La France accompagne en outre les bailleurs de fonds en ce qui concerne la biodiversité et la défense de l’environnement.
La France encourage plusieurs initiatives : l’augmentation des aires protégées, tel que le fonds Central African Forest Initiative, pour l’exploitation durable des forêts. Le bassin du Congo constitue le second réservoir forestier après l’Amazonie, il convient donc de veiller sur la sécurité de ce poumon vert.

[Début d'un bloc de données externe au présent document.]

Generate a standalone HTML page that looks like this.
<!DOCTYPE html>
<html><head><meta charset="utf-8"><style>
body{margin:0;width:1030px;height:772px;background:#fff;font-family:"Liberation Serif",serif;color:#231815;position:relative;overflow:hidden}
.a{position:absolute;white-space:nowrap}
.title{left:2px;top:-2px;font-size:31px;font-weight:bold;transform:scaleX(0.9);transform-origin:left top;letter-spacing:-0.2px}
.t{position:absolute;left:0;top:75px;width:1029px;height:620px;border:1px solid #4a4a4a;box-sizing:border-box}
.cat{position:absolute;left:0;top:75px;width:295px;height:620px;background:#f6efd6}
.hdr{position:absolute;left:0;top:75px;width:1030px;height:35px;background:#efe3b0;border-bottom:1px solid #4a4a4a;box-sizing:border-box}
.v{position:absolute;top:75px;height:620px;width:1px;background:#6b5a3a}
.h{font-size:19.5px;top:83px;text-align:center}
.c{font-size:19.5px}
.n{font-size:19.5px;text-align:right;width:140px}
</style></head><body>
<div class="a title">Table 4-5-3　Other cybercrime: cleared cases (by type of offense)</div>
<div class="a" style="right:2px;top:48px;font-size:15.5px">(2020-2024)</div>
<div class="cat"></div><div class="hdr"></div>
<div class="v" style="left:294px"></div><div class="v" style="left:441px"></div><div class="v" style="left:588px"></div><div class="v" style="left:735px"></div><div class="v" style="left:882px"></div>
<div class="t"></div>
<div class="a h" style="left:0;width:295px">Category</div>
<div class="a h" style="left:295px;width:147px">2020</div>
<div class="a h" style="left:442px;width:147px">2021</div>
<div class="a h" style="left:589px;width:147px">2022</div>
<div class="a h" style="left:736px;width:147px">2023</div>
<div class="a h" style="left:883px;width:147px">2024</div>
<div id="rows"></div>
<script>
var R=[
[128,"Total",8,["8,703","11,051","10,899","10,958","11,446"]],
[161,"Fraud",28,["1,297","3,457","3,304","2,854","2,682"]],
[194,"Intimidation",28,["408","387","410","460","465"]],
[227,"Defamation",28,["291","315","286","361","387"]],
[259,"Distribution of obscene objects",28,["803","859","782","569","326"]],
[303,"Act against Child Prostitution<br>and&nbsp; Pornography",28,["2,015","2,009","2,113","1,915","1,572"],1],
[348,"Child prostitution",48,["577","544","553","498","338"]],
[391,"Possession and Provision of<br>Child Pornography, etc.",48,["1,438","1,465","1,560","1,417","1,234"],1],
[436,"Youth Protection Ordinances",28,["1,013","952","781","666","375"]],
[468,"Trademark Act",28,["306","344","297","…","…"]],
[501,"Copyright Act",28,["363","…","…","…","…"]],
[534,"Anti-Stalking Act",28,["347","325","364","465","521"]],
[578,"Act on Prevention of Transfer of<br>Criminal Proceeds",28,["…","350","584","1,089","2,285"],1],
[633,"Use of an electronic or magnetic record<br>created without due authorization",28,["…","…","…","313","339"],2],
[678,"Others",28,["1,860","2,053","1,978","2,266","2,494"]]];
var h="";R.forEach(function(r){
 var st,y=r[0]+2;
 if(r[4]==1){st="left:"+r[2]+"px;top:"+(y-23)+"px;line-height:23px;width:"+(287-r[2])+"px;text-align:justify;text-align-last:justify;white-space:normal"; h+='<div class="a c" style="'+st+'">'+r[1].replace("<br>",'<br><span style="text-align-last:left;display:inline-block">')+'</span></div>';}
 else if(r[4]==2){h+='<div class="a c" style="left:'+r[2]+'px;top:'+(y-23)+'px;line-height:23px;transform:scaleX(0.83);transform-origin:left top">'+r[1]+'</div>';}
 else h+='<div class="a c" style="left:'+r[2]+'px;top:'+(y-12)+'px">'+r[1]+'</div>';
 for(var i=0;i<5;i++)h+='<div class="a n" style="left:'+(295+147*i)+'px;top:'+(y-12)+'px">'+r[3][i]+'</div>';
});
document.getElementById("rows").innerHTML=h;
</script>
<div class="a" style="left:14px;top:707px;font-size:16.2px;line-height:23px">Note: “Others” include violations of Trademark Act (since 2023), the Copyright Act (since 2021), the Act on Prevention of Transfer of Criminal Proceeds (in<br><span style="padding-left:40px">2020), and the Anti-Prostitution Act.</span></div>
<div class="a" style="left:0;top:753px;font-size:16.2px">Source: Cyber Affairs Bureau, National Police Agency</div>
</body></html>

Autrement, ce qu’on appelle « La France en RDC » permet de faire vivre le partenariat entre nos deux pays. Ce réseau englobe l’ambassade, les écoles françaises, l’agence française de développement, la chambre de commerce et bien sûr les Instituts français. On en dénombre quatre, à Goma, Bukavu, Lubumbashi et Kinshasa, sans oublier les alliances françaises, comme celle de Kisangani. Ces implantations diffusent la culture française et francophone, mais constituent surtout de formidables tremplins pour accompagner les artistes congolais de demain. Les opportunités avec les espaces campus France dynamisent, quant à eux, la mobilité étudiante congolaise vers la France, en particulier vers les métiers d’ingénieur, de technicien supérieur, ou de professionnel de santé. L’autre vitrine concerne les lycées René Descartes de Kinshasa, Blaise Pascal de Lubumbashi, et l’école Perenco à Muenda. Ces établissements très fréquentés proposent aux élèves une éducation française. Enfin, les Congolais parlant énormément français, l’implication dans la Francophonie et l’apprentissage intensif de la langue de Molière s’imposent.
À quelle somme votre budget s’élève-t-il ?

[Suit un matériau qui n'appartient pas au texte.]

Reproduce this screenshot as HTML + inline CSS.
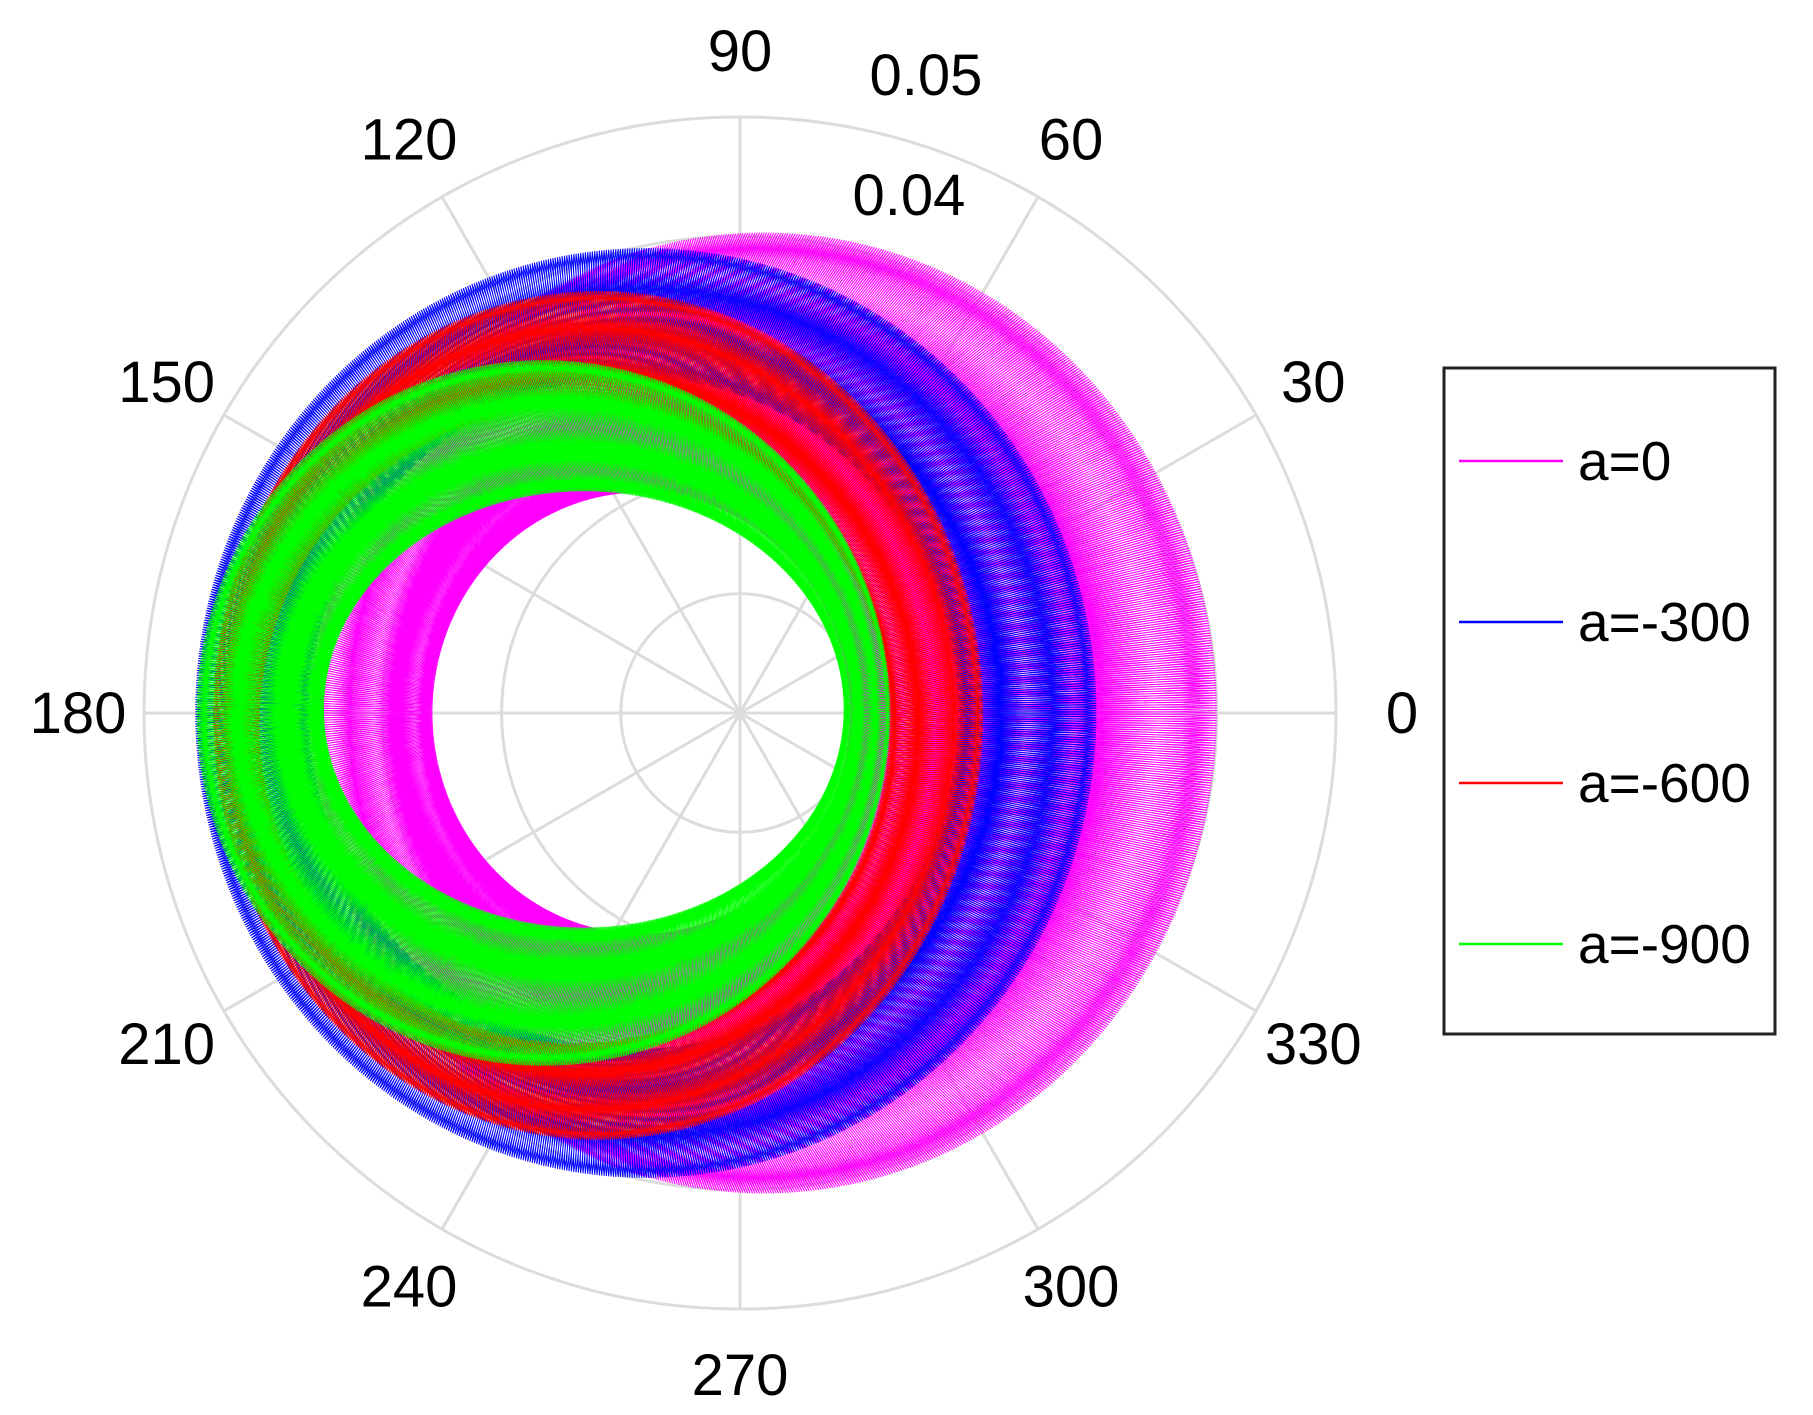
<!DOCTYPE html>
<html><head><meta charset="utf-8"><style>
html,body{margin:0;padding:0;background:#fff;}
svg{display:block;font-family:"Liberation Sans",Arial,sans-serif;}
</style></head><body>
<svg id="chart" width="1813" height="1415" viewBox="0 0 1813 1415">
<g id="grid"></g>
<g id="series"></g>
<g id="labels"></g>
<g id="legend">
<rect x="1444" y="368" width="331" height="666" fill="#fff" stroke="#222" stroke-width="3"/>
</g>
</svg>
<script>
// Data
const seriesNames = ['a=0','a=-300','a=-600','a=-900'];
const seriesColors = ['#ff00ff','#0000ff','#ff0000','#00ff00'];
// outer boundary ellipse [cx, cy, rx, ry] in data units (r axis)
const outerCx = [0.0020, -0.0079, -0.0119, -0.0165];
const outerCy = [0.0000, 0.0000, -0.0002, 0.0000];
const outerRx = [0.0380, 0.0378, 0.0323, 0.0291];
const outerRy = [0.0403, 0.0390, 0.0356, 0.0296];
// inner boundary ellipse
const innerCx = [-0.0083, -0.0089, -0.0139, -0.0131];
const innerCy = [0.0000, 0.0000, -0.0010, 0.0003];
const innerRx = [0.0175, 0.0272, 0.0264, 0.0218];
const innerRy = [0.0185, 0.0282, 0.0267, 0.0183];
const angleTicks = [0,30,60,90,120,150,180,210,240,270,300,330];
const radialTicks = [0.01,0.02,0.03,0.04,0.05];
const radialLabels = ['0.04','0.05'];

const NS='http://www.w3.org/2000/svg';
const CX=740, CY=713, RMAX=0.05, RPX=596;
function px(x){return CX + x/RMAX*RPX;}
function py(y){return CY - y/RMAX*RPX;}
function mk(tag,attrs,parent){const e=document.createElementNS(NS,tag);for(const k in attrs)e.setAttribute(k,attrs[k]);parent.appendChild(e);return e;}

const grid=document.getElementById('grid');
radialTicks.forEach((r,i)=>{
  const c=mk('circle',{cx:CX,cy:CY,r:r/RMAX*RPX,fill:'none',stroke:'#dcdcdc','stroke-width':3},grid);
  
  
});
angleTicks.forEach(a=>{
  const t=a*Math.PI/180;
  const l=mk('line',{x1:CX,y1:CY,x2:CX+RPX*Math.cos(t),y2:CY-RPX*Math.sin(t),stroke:'#dcdcdc','stroke-width':3},grid);
  
  
});

const sg=document.getElementById('series');
seriesNames.forEach((nm,i)=>{
  const turns=4, N=300.25, osc=N*turns, steps=Math.round(osc*10);
  let d='';
  for(let s=0;s<=steps;s++){
    const phi=s/steps*turns*2*Math.PI;
    const w=(1+Math.cos(N*phi))/2;
    const ox=outerCx[i]+outerRx[i]*Math.cos(phi), oy=outerCy[i]+outerRy[i]*Math.sin(phi);
    const ix=innerCx[i]+innerRx[i]*Math.cos(phi), iy=innerCy[i]+innerRy[i]*Math.sin(phi);
    const x=ix+(ox-ix)*w, y=iy+(oy-iy)*w;
    d+=(s?'L':'M')+px(x).toFixed(1)+' '+py(y).toFixed(1);
  }
  const p=mk('path',{d:d,fill:'none',stroke:seriesColors[i],'stroke-width':1},sg);
  
  
});

const lg=document.getElementById('labels');
angleTicks.forEach(a=>{
  const t=a*Math.PI/180, R=662;
  const tx=mk('text',{x:CX+R*Math.cos(t),y:CY-R*Math.sin(t)+20,'font-size':58,'text-anchor':'middle',fill:'#000'},lg);
  tx.textContent=String(a);
  
  
});
const rlPos=[[909,215],[926,95]];
radialLabels.forEach((s,i)=>{
  const tx=mk('text',{x:rlPos[i][0],y:rlPos[i][1],'font-size':58,'text-anchor':'middle',fill:'#000'},lg);
  tx.textContent=s;
  
  
});

const leg=document.getElementById('legend');
seriesNames.forEach((nm,i)=>{
  const y=461+i*161;
  const l=mk('line',{x1:1459,y1:y,x2:1563,y2:y,stroke:seriesColors[i],'stroke-width':2.5},leg);
  
  
  const t=mk('text',{x:1578,y:y+19,'font-size':55,fill:'#000'},leg);
  t.textContent=nm;
  
  
});
</script>
</body></html>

L’intervention de la France passe désormais principalement par les acteurs extérieurs évoqués. Ceux-ci obéissent aux orientations des tutelles ministérielles. Ici, le SCAC appuie la société civile congolaise. Il encourage notamment la formation professionnelle en hôtellerie-restauration, et aide à la préparation du mois de la Francophonie. Le budget de l’institut français s’élève à une somme confortable, grâce à nos partenariats. Cela dit, nous ne nous écartons jamais d’un iota de nos valeurs, ou des méthodes d’exigence et d’ouverture qui sont les nôtres.
Quels projets le COCAC réalisera-t-il ces deux prochaines années ?
Nous allons renforcer le développement des établissements d’enseignement français et promouvoir le label « France éducation ». En parallèle, nous comptons faire émerger de nouveaux talents congolais. Je crois beaucoup en l’ascenseur social des hussards de la République, dans les pays occidentaux cette idée semble un peu compliquée à réaliser, mais, ici, cela prend tout son sens. Si je peux modestement contribuer à ce qu’un seul Congolais en bénéficie, j’aurai réussi mon mandat.